Strain-enhanced giant Rashba spin splitting in ultrathin KTaO ₃ films for spin-polarized photocurrents

Strong Rashba effects at semiconductor surfaces and interfaces have attracted great attention for basic scientific exploration and practical applications. Here, we show through first-principles investigation that applying biaxial stress can cause tunable and giant Rashba effects in ultrathin KTaO ₃ (KTO) (001) films with the most stable surfaces. When increasing the in-plane compressive strain to −5%, the Rashba spin splitting energy reaches E _R = 140 meV, corresponding to the Rashba coupling constant α _R = 1.3 eV Å. We investigate its strain-dependent crystal structures, energy bands, and related properties, and thereby elucidate the mechanism for the giant Rashba effects.
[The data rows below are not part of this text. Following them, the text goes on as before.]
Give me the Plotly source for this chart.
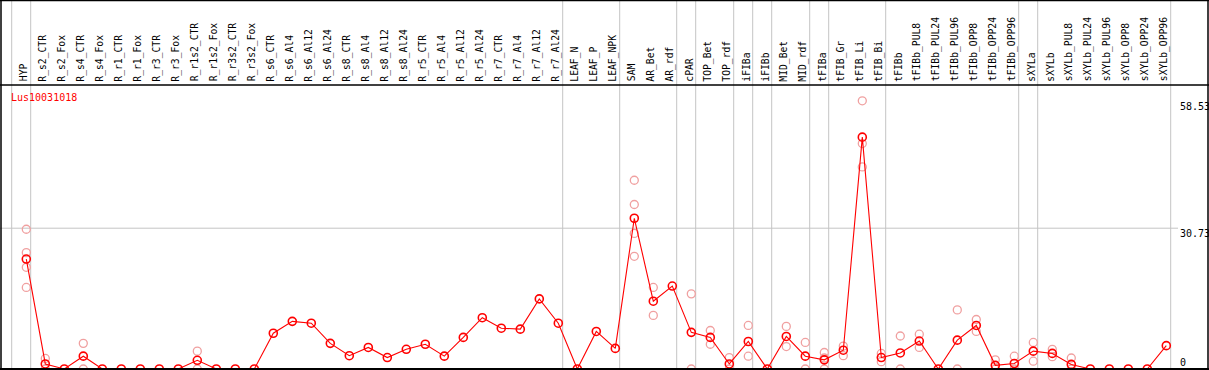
import plotly.graph_objects as go

# ---------------- data ----------------
categories = ["HYP", "R_s2_CTR", "R_s2_Fox", "R_s4_CTR", "R_s4_Fox", "R_r1_CTR", "R_r1_Fox",
              "R_r3_CTR", "R_r3_Fox", "R_r1s2_CTR", "R_r1s2_Fox", "R_r3s2_CTR", "R_r3s2_Fox",
              "R_s6_CTR", "R_s6_Al4", "R_s6_Al12", "R_s6_Al24", "R_s8_CTR", "R_s8_Al4", "R_s8_Al12",
              "R_s8_Al24", "R_r5_CTR", "R_r5_Al4", "R_r5_Al12", "R_r5_Al24", "R_r7_CTR", "R_r7_Al4",
              "R_r7_Al12", "R_r7_Al24", "LEAF_N", "LEAF_P", "LEAF_NPK", "SAM", "AR_Bet", "AR_rdf",
              "cPAR", "TOP_Bet", "TOP_rdf", "iFIBa", "iFIBb", "MID_Bet", "MID_rdf", "tFIBa",
              "tFIB_Gr", "tFIB_Li", "tFIB_Bi", "tFIBb", "tFIBb_PUL8", "tFIBb_PUL24", "tFIBb_PUL96",
              "tFIBb_OPP8", "tFIBb_OPP24", "tFIBb_OPP96", "sXYLa", "sXYLb", "sXYLb_PUL8",
              "sXYLb_PUL24", "sXYLb_PUL96", "sXYLb_OPP8", "sXYLb_OPP24", "sXYLb_OPP96"]

mean_values = [24.0, 1.1, 0, 2.8, 0, 0, 0, 0, 0, 1.9, 0, 0, 0,
               7.8, 10.4, 10.0, 5.6, 2.9, 4.7, 2.5, 4.3, 5.4, 2.8, 6.9, 11.2, 8.9, 8.7, 15.3, 10.0,
               0, 8.2, 4.5,
               32.9, 14.8, 18.1, 8.0, 6.9, 1.1, 6.0, 0, 7.1, 2.8, 2.0, 4.1, 50.6, 2.5,
               3.5, 6.1, 0, 6.3, 9.5, 0.8, 1.2,
               3.9, 3.4, 1.0, 0, 0, 0, 0, 5.1]

replicate_values = [
    [30.5, 25.4, 22.2, 17.8], [2.3, 0.0], [], [5.6, 0.0], [], [], [], [], [], [3.9, 0.0], [], [], [],
    [], [], [], [], [], [], [], [], [], [], [], [], [], [], [], [],
    [], [], [],
    [41.2, 35.9, 29.6, 24.6], [17.8, 11.7], [], [16.4, 0.0], [8.4, 5.4], [2.5, 0.0], [9.5, 2.8], [],
    [9.3, 4.9], [5.8, 0.0], [3.6, 2.4, 0.0], [5.0, 2.9], [58.53, 49.2, 44.1], [3.4, 1.6],
    [7.2, 0.0], [7.6, 4.7], [], [12.9, 0.0], [10.8, 8.2], [2.0, 0.0], [2.8, 0.0],
    [5.8, 1.7], [4.3, 2.7], [2.4, 0.0], [], [], [], [], [],
]

group_separators = [-1, 0, 28, 31, 34, 35, 37, 38, 39, 41, 42, 45, 52, 53, 60]
axis_tick_values = [58.53, 30.73, 0]
axis_tick_labels = ["58.53", "30.73", "0"]
gene_name = "Lus10031018"

# ---------------- geometry ----------------
W, H = 1209, 370
X0_PX, DX = 26.3, 19.0          # pixel of first category, pixels per category
Y0_PX, SY = 369.0, 4.5817        # pixel of value 0, pixels per unit
x_range = [-X0_PX / DX, (W - X0_PX) / DX]
y_range = [(Y0_PX - H) / SY, Y0_PX / SY]


def py(px):
    return 1 - px / H


def pxx(px):
    return px / W


idx = list(range(len(categories)))
MONO = "DejaVu Sans Mono, Liberation Mono, monospace"

fig = go.Figure()

# replicate points
rx, ry = [], []
for i, reps in enumerate(replicate_values):
    for v in reps:
        rx.append(i)
        ry.append(v)
fig.add_trace(go.Scatter(
    x=rx, y=ry, mode="markers",
    marker=dict(symbol="circle-open", size=8, color="#f0a0a0", line=dict(width=1.3, color="#f0a0a0")),
    hoverinfo="skip", showlegend=False, cliponaxis=False))

# mean line
fig.add_trace(go.Scatter(
    x=idx, y=mean_values, mode="lines+markers",
    line=dict(color="#ff0000", width=1.1),
    marker=dict(symbol="circle-open", size=8, color="#ff0000", line=dict(width=1.6, color="#ff0000")),
    showlegend=False, cliponaxis=False))

shapes = []
# vertical group separators
for s in group_separators:
    xs = s + 4.4 / DX
    shapes.append(dict(type="line", xref="x", yref="paper", x0=xs, x1=xs, y0=0, y1=1,
                       line=dict(color="#c4c4c4", width=1), layer="below"))
# horizontal grid at middle tick
shapes.append(dict(type="line", xref="paper", yref="y", x0=0, x1=pxx(1178), y0=axis_tick_values[1],
                   y1=axis_tick_values[1], line=dict(color="#c4c4c4", width=1), layer="below"))
# frame
black = dict(color="#000000", width=1.5)
shapes.append(dict(type="line", xref="paper", yref="paper", x0=0, x1=1, y0=py(0.5), y1=py(0.5), line=black))
shapes.append(dict(type="line", xref="paper", yref="paper", x0=0, x1=1, y0=py(85), y1=py(85), line=black))
shapes.append(dict(type="line", xref="paper", yref="paper", x0=0, x1=1, y0=py(369), y1=py(369),
                   line=dict(color="#000000", width=2)))
shapes.append(dict(type="line", xref="paper", yref="paper", x0=pxx(1), x1=pxx(1), y0=0, y1=1, line=black))
shapes.append(dict(type="line", xref="paper", yref="paper", x0=pxx(1208), x1=pxx(1208), y0=0, y1=1, line=black))

annotations = []
for i, c in enumerate(categories):
    annotations.append(dict(x=i - 0.14, xref="x", y=py(83.5), yref="paper", text=c, textangle=-90,
                            showarrow=False, xanchor="center", yanchor="bottom",
                            font=dict(family=MONO, size=9.7, color="#000000")))
annotations.append(dict(x=pxx(9), xref="paper", y=py(97), yref="paper", text=gene_name,
                        showarrow=False, xanchor="left", yanchor="middle",
                        font=dict(family=MONO, size=10, color="#ff0000")))
tick_px = [107, 233, 362]
for lab, tp in zip(axis_tick_labels, tick_px):
    annotations.append(dict(x=pxx(1178), xref="paper", y=py(tp), yref="paper", text=lab,
                            showarrow=False, xanchor="left", yanchor="middle",
                            font=dict(family=MONO, size=10, color="#000000")))

fig.update_layout(
    width=W, height=H, margin=dict(l=0, r=0, t=0, b=0),
    paper_bgcolor="#ffffff", plot_bgcolor="#ffffff",
    xaxis=dict(range=x_range, visible=False, fixedrange=True),
    yaxis=dict(range=y_range, visible=False, fixedrange=True),
    shapes=shapes, annotations=annotations, showlegend=False,
)

fig.write_html("out.html", config={"displayModeBar": False},
               post_script="document.body.style.margin='0';document.body.style.overflow='hidden';")
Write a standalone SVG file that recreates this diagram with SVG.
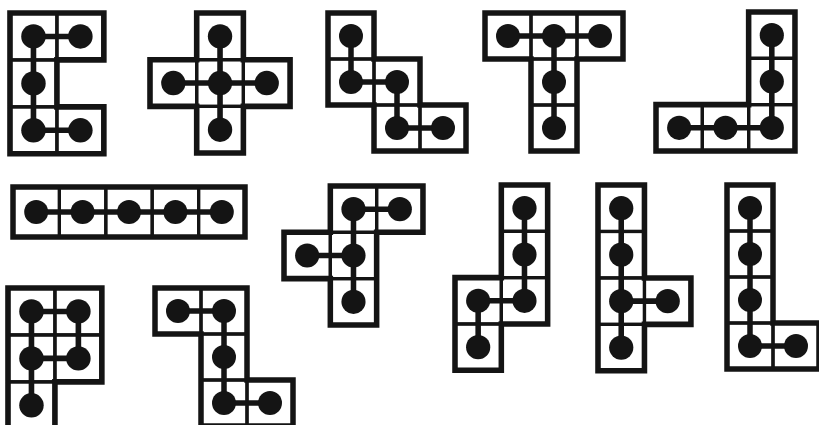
<svg xmlns="http://www.w3.org/2000/svg" xmlns:xlink="http://www.w3.org/1999/xlink" width="819" height="425" viewBox="0 0 819 425">
<style>
.cell{fill:none;stroke:#141414;stroke-width:3.2}
.out{fill:none;stroke:#141414;stroke-width:5.5;stroke-linejoin:miter}
.e{stroke:#141414;stroke-width:5.5;fill:none;stroke-linecap:butt}
.n{fill:#141414}
</style>
<defs>
<rect id="c" width="46" height="46" class="cell"/>
<circle id="d" r="12" class="n"/>
</defs>
<rect width="819" height="425" fill="#fff"/>

<g id="p-C" transform="translate(10,13) scale(1.02)">
<use href="#c" x="0" y="0"/><use href="#c" x="46" y="0"/><use href="#c" x="0" y="46"/><use href="#c" x="0" y="92"/><use href="#c" x="46" y="92"/>
<path class="out" d="M0,0H92V46H46V92H92V138H0Z"/>
<g class="connectors"><path class="e" d="M69,23H23V115H69"/></g>
<use href="#d" x="23" y="23"/><use href="#d" x="69" y="23"/><use href="#d" x="23" y="69"/><use href="#d" x="23" y="115"/><use href="#d" x="69" y="115"/>
</g>

<g id="p-X" transform="translate(150,13) scale(1.015)">
<use href="#c" x="46" y="0"/><use href="#c" x="0" y="46"/><use href="#c" x="46" y="46"/><use href="#c" x="92" y="46"/><use href="#c" x="46" y="92"/>
<path class="out" d="M46,0H92V46H138V92H92V138H46V92H0V46H46Z"/>
<g class="connectors"><path class="e" d="M69,23V115M23,69H115"/></g>
<use href="#d" x="69" y="23"/><use href="#d" x="23" y="69"/><use href="#d" x="69" y="69"/><use href="#d" x="115" y="69"/><use href="#d" x="69" y="115"/>
</g>

<g id="p-W" transform="translate(328,13)">
<use href="#c" x="0" y="0"/><use href="#c" x="0" y="46"/><use href="#c" x="46" y="46"/><use href="#c" x="46" y="92"/><use href="#c" x="92" y="92"/>
<path class="out" d="M0,0H46V46H92V92H138V138H46V92H0Z"/>
<g class="connectors"><path class="e" d="M23,23V69H69V115H115"/></g>
<use href="#d" x="23" y="23"/><use href="#d" x="23" y="69"/><use href="#d" x="69" y="69"/><use href="#d" x="69" y="115"/><use href="#d" x="115" y="115"/>
</g>

<g id="p-T" transform="translate(485,13)">
<use href="#c" x="0" y="0"/><use href="#c" x="46" y="0"/><use href="#c" x="92" y="0"/><use href="#c" x="46" y="46"/><use href="#c" x="46" y="92"/>
<path class="out" d="M0,0H138V46H92V138H46V46H0Z"/>
<g class="connectors"><path class="e" d="M23,23H115M69,23V115"/></g>
<use href="#d" x="23" y="23"/><use href="#d" x="69" y="23"/><use href="#d" x="115" y="23"/><use href="#d" x="69" y="69"/><use href="#d" x="69" y="115"/>
</g>

<g id="p-V" transform="translate(656,12) scale(1.007)">
<use href="#c" x="92" y="0"/><use href="#c" x="92" y="46"/><use href="#c" x="0" y="92"/><use href="#c" x="46" y="92"/><use href="#c" x="92" y="92"/>
<path class="out" d="M92,0H138V138H0V92H92Z"/>
<g class="connectors"><path class="e" d="M115,23V115H23"/></g>
<use href="#d" x="115" y="23"/><use href="#d" x="115" y="69"/><use href="#d" x="23" y="115"/><use href="#d" x="69" y="115"/><use href="#d" x="115" y="115"/>
</g>

<g id="p-I" transform="translate(13,187)">
<rect class="cell" x="0" y="0" width="46.4" height="50"/><rect class="cell" x="46.4" y="0" width="46.4" height="50"/><rect class="cell" x="92.8" y="0" width="46.4" height="50"/><rect class="cell" x="139.2" y="0" width="46.4" height="50"/><rect class="cell" x="185.6" y="0" width="46.4" height="50"/>
<path class="out" d="M0,0H232V50H0Z"/>
<g class="connectors"><path class="e" d="M23.2,25H208.8"/></g>
<use href="#d" x="23.2" y="25"/><use href="#d" x="69.6" y="25"/><use href="#d" x="116" y="25"/><use href="#d" x="162.4" y="25"/><use href="#d" x="208.8" y="25"/>
</g>

<g id="p-P" transform="translate(8,288) scale(1.02)">
<use href="#c" x="0" y="0"/><use href="#c" x="46" y="0"/><use href="#c" x="0" y="46"/><use href="#c" x="46" y="46"/><use href="#c" x="0" y="92"/>
<path class="out" d="M0,0H92V92H46V138H0Z"/>
<g class="connectors"><path class="e" d="M23,23H69V69H23ZM23,69V115"/></g>
<use href="#d" x="23" y="23"/><use href="#d" x="69" y="23"/><use href="#d" x="23" y="69"/><use href="#d" x="69" y="69"/><use href="#d" x="23" y="115"/>
</g>

<g id="p-Z" transform="translate(155,288)">
<use href="#c" x="0" y="0"/><use href="#c" x="46" y="0"/><use href="#c" x="46" y="46"/><use href="#c" x="46" y="92"/><use href="#c" x="92" y="92"/>
<path class="out" d="M0,0H92V92H138V138H46V46H0Z"/>
<g class="connectors"><path class="e" d="M23,23H69V115H115"/></g>
<use href="#d" x="23" y="23"/><use href="#d" x="69" y="23"/><use href="#d" x="69" y="69"/><use href="#d" x="69" y="115"/><use href="#d" x="115" y="115"/>
</g>

<g id="p-F" transform="translate(284,186) scale(1.007)">
<use href="#c" x="46" y="0"/><use href="#c" x="92" y="0"/><use href="#c" x="0" y="46"/><use href="#c" x="46" y="46"/><use href="#c" x="46" y="92"/>
<path class="out" d="M46,0H138V46H92V138H46V92H0V46H46Z"/>
<g class="connectors"><path class="e" d="M115,23H69V115M23,69H69"/></g>
<use href="#d" x="69" y="23"/><use href="#d" x="115" y="23"/><use href="#d" x="23" y="69"/><use href="#d" x="69" y="69"/><use href="#d" x="69" y="115"/>
</g>

<g id="p-N" transform="translate(455,185) scale(1.007)">
<use href="#c" x="46" y="0"/><use href="#c" x="46" y="46"/><use href="#c" x="0" y="92"/><use href="#c" x="46" y="92"/><use href="#c" x="0" y="138"/>
<path class="out" d="M46,0H92V138H46V184H0V92H46Z"/>
<g class="connectors"><path class="e" d="M69,23V115H23V161"/></g>
<use href="#d" x="69" y="23"/><use href="#d" x="69" y="69"/><use href="#d" x="23" y="115"/><use href="#d" x="69" y="115"/><use href="#d" x="23" y="161"/>
</g>

<g id="p-Y" transform="translate(598,185) scale(1.01)">
<use href="#c" x="0" y="0"/><use href="#c" x="0" y="46"/><use href="#c" x="0" y="92"/><use href="#c" x="46" y="92"/><use href="#c" x="0" y="138"/>
<path class="out" d="M0,0H46V92H92V138H46V184H0Z"/>
<g class="connectors"><path class="e" d="M23,23V161M23,115H69"/></g>
<use href="#d" x="23" y="23"/><use href="#d" x="23" y="69"/><use href="#d" x="23" y="115"/><use href="#d" x="69" y="115"/><use href="#d" x="23" y="161"/>
</g>

<g id="p-L" transform="translate(727,185)">
<use href="#c" x="0" y="0"/><use href="#c" x="0" y="46"/><use href="#c" x="0" y="92"/><use href="#c" x="0" y="138"/><use href="#c" x="46" y="138"/>
<path class="out" d="M0,0H46V138H92V184H0Z"/>
<g class="connectors"><path class="e" d="M23,23V161H69"/></g>
<use href="#d" x="23" y="23"/><use href="#d" x="23" y="69"/><use href="#d" x="23" y="115"/><use href="#d" x="23" y="161"/><use href="#d" x="69" y="161"/>
</g>
</svg>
Further calculations show that the giant Rashba spin splitting can remain or be enhanced when capping layer and/or Si substrate are added, and a SrTiO ₃ capping can make the Rashba spin splitting energy reach the record 190 meV. Furthermore, it is elucidated that strong circular photogalvanic effect can be achieved for spin-polarized photocurrents in the KTO thin films or related heterostructures, which is promising for future spintronic and optoelectronic applications.

Strong Rashba effects at semiconductor surfaces and interfaces have attracted attention for exploration and applications. We show with first-principles investigation that applying biaxial stress can cause tunable and giant Rashba effects in ultrathin KTaO ₃ (KTO) (001) films.